Una “giustizia-che-cura-le-ferite” procede diversamente rispetto alla giustizia retributiva anche, come accennato, nelle prospettive, nel modo di guardare i “problemi” e le “soluzioni”. Per questo, sinteticamente, Zehr ricorda il diverso modo di procedere, i diversi passaggi, le diverse prospettive. Vale a dire, le lenti con cui guardiamo le ferite, le ingiustizie e le possibili risposte: “Secondo la giustizia retributiva, (1) il crimine viola lo Stato e le sue leggi; (2) la giustizia si focalizza sullo stabilire la colpa (3) e, in questo modo, può stabilire anche il dosaggio di pena che deve essere comminata; (4) la giustizia si cerca attraverso un conflitto tra avversari (5) nel quale il reo si pone contro lo Stato; (6) regole e intenzioni compensano i risultati: una parte vince e l’altra perde. Secondo la giustizia riparativa – prosegue Zehr –, (1) il crimine viola persone e relazioni; (2) la giustizia è tesa a identificare bisogni e compiti (obligation) (3) in modo che le cose possano ritrovare il loro giusto posto; (4) la giustizia incoraggia il dialogo e il reciproco accordo, (5) offrendo alle vittime e ai colpevoli un ruolo centrale, (6) ed è valutata nella misura in cui le responsabilità sono assunte, i bisogni trovano accoglienza, e la cura (degli individui e delle relazioni) è sostenuta”.
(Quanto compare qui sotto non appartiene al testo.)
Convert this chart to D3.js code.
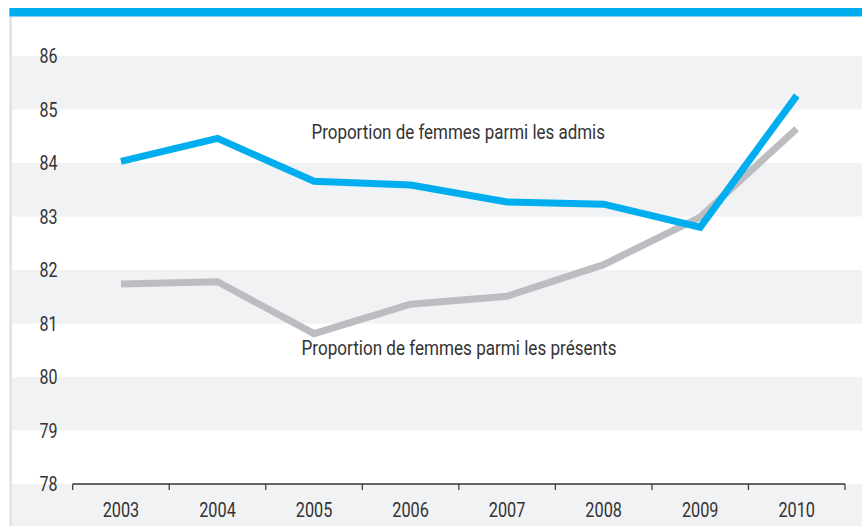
<!DOCTYPE html>
<html>
<head>
<meta charset="utf-8">
<script src="https://cdn.jsdelivr.net/npm/d3@7"></script>
<style>
  body { margin: 0; background: #fff; }
  svg { display: block; }
  text { font-family: Roboto, "DejaVu Sans Condensed", sans-serif; font-weight: 400; fill: #333; }
</style>
</head>
<body>
<svg id="chart" width="862" height="526"></svg>
<script>
// data
const years = ["2003", "2004", "2005", "2006", "2007", "2008", "2009", "2010"];
const admis = [84.03, 84.46, 83.66, 83.59, 83.27, 83.23, 82.80, 85.26];
const presents = [81.74, 81.78, 80.81, 81.36, 81.51, 82.10, 82.99, 84.64];
const yTicks = [78, 79, 80, 81, 82, 83, 84, 85, 86];

const width = 862, height = 526;
const svg = d3.select("#chart");

const x = d3.scaleBand()
  .domain(years)
  .range([72.7, 845]);

const y = d3.scaleLinear()
  .domain([78, 86])
  .range([484, 56]);

// stripes (alternate bands, grey on 85-86, 83-84, ...)
const bands = d3.range(78, 86).map((v) => ({ lo: v, hi: v + 1 }));
svg.selectAll(".band")
  .data(bands.filter((d) => (86 - d.hi) % 2 === 0))
  .enter().append("rect")
  .attr("class", "band")
  .attr("x", 12)
  .attr("width", width - 12)
  .attr("y", (d) => y(d.hi))
  .attr("height", (d) => y(d.lo) - y(d.hi))
  .attr("fill", "#f1f2f4");

// band below the axis
svg.append("rect")
  .attr("x", 12)
  .attr("width", width - 12)
  .attr("y", y(78))
  .attr("height", height - y(78))
  .attr("fill", "#f1f2f4");

// left border and top blue bar
svg.append("rect")
  .attr("x", 9.3).attr("y", 16)
  .attr("width", 2.7).attr("height", height - 16)
  .attr("fill", "#e3e4e6");

svg.append("rect")
  .attr("x", 9.3).attr("y", 8)
  .attr("width", width - 9.3).attr("height", 8.5)
  .attr("fill", "#00aeef");

// y tick labels
svg.selectAll(".ylab")
  .data(yTicks)
  .enter().append("text")
  .attr("class", "ylab")
  .attr("x", 57.5)
  .attr("y", (d) => y(d))
  .attr("dy", "0.36em")
  .attr("text-anchor", "end")
  .attr("font-size", "20.5px")
  .attr("textLength", 18)
  .attr("lengthAdjust", "spacingAndGlyphs")
  .text((d) => d);

// x axis
const xAxis = svg.append("g")
  .attr("transform", "translate(0," + y(78) + ")");

xAxis.append("line")
  .attr("x1", x.range()[0]).attr("x2", x.range()[1])
  .attr("y1", 0).attr("y2", 0)
  .attr("stroke", "#333").attr("stroke-width", 1.3);

const tickPos = years.map((d) => x(d)).concat([x.range()[1]]);
xAxis.selectAll(".tick")
  .data(tickPos)
  .enter().append("line")
  .attr("x1", (d) => d).attr("x2", (d) => d)
  .attr("y1", 0).attr("y2", 6)
  .attr("stroke", "#333").attr("stroke-width", 1.2);

xAxis.selectAll(".xlab")
  .data(years)
  .enter().append("text")
  .attr("class", "xlab")
  .attr("x", (d) => x(d) + x.bandwidth() / 2)
  .attr("y", 33)
  .attr("text-anchor", "middle")
  .attr("font-size", "20.5px")
  .attr("textLength", 36.6)
  .attr("lengthAdjust", "spacingAndGlyphs")
  .text((d) => d);

// lines
const line = d3.line()
  .x((d, i) => x(years[i]) + x.bandwidth() / 2)
  .y((d) => y(d));

svg.append("path")
  .datum(presents)
  .attr("d", line)
  .attr("fill", "none")
  .attr("stroke", "#bcbdc0")
  .attr("stroke-width", 7);

svg.append("path")
  .datum(admis)
  .attr("d", line)
  .attr("fill", "none")
  .attr("stroke", "#00aeef")
  .attr("stroke-width", 7);

// series labels
svg.append("text")
  .attr("x", 311.5)
  .attr("y", 139)
  .attr("font-size", "19.5px")
  .attr("textLength", 293.5)
  .attr("lengthAdjust", "spacingAndGlyphs")
  .text("Proportion de femmes parmi les admis");

svg.append("text")
  .attr("x", 301.5)
  .attr("y", 355)
  .attr("font-size", "19.5px")
  .attr("textLength", 315)
  .attr("lengthAdjust", "spacingAndGlyphs")
  .text("Proportion de femmes parmi les présents");
</script>
</body>
</html>
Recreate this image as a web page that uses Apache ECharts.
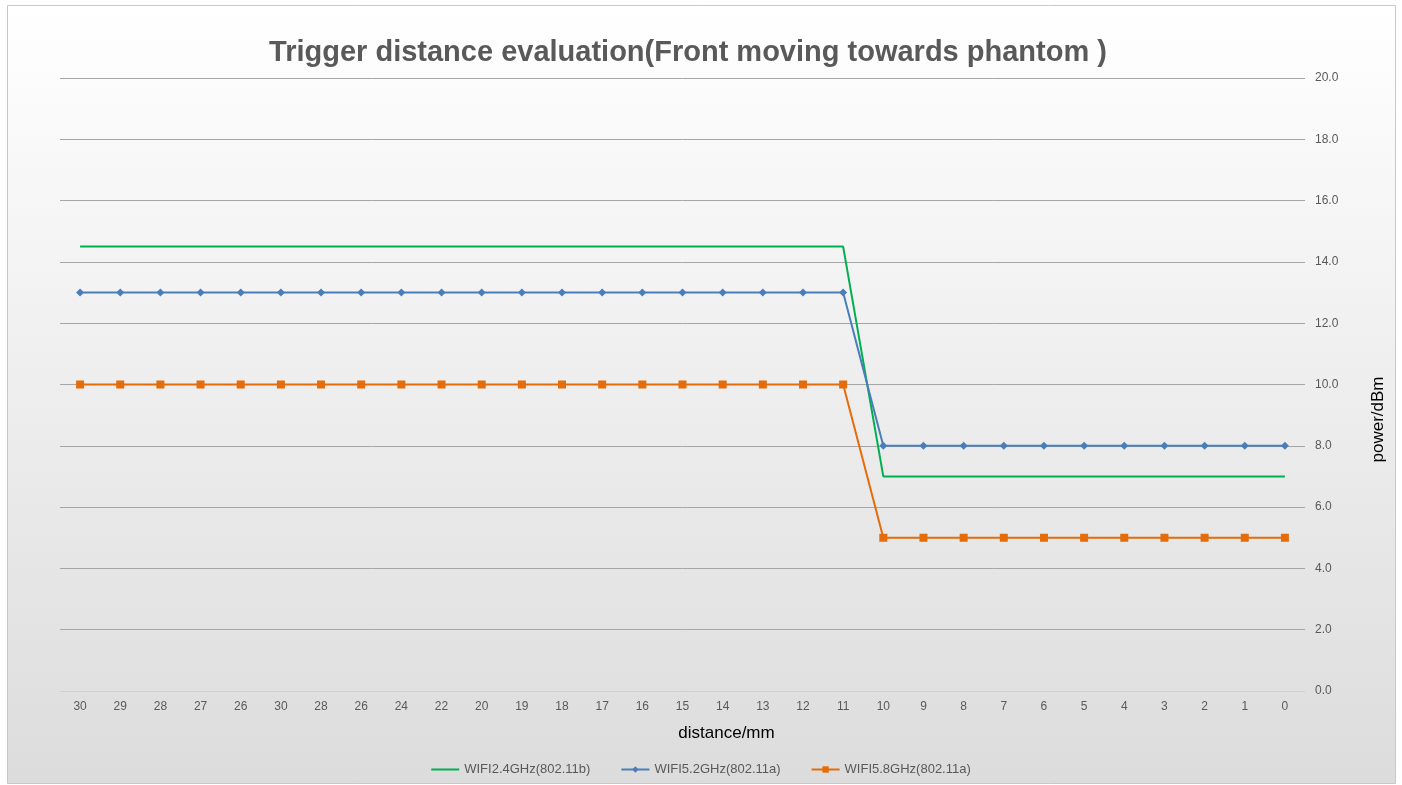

Nella sua lucida riflessione, nell’appassionata ricerca di una diversa “messa a fuoco” sulla realtà dolorosa del crimine e del male, Zehr apre sulla prospettiva non solo di nuove lenti ma di un più ampio, diverso, paradigma di giustizia. Un paradigma che è più di una visione e di una proposta e combina insieme una nuova grammatica, una teoria ben articolata con possibili modalità di applicazione e anche un certo grado di consenso. “Non credo ci siamo ancora”, commenta. Ma, per il momento, “questa visione può aiutare a dare una direzione a quello che potrebbe diventare un viaggio condiviso di esperienze e di esplorazioni”. Se la sete di giustizia è parte intima e profonda della nostra identità umana, tutto quello che ci fa avvicinare a una giustizia che guarisce le ferite e riapre le possibilità di una vita più piena e libera diventa il fondamento solido per proseguire nel cammino.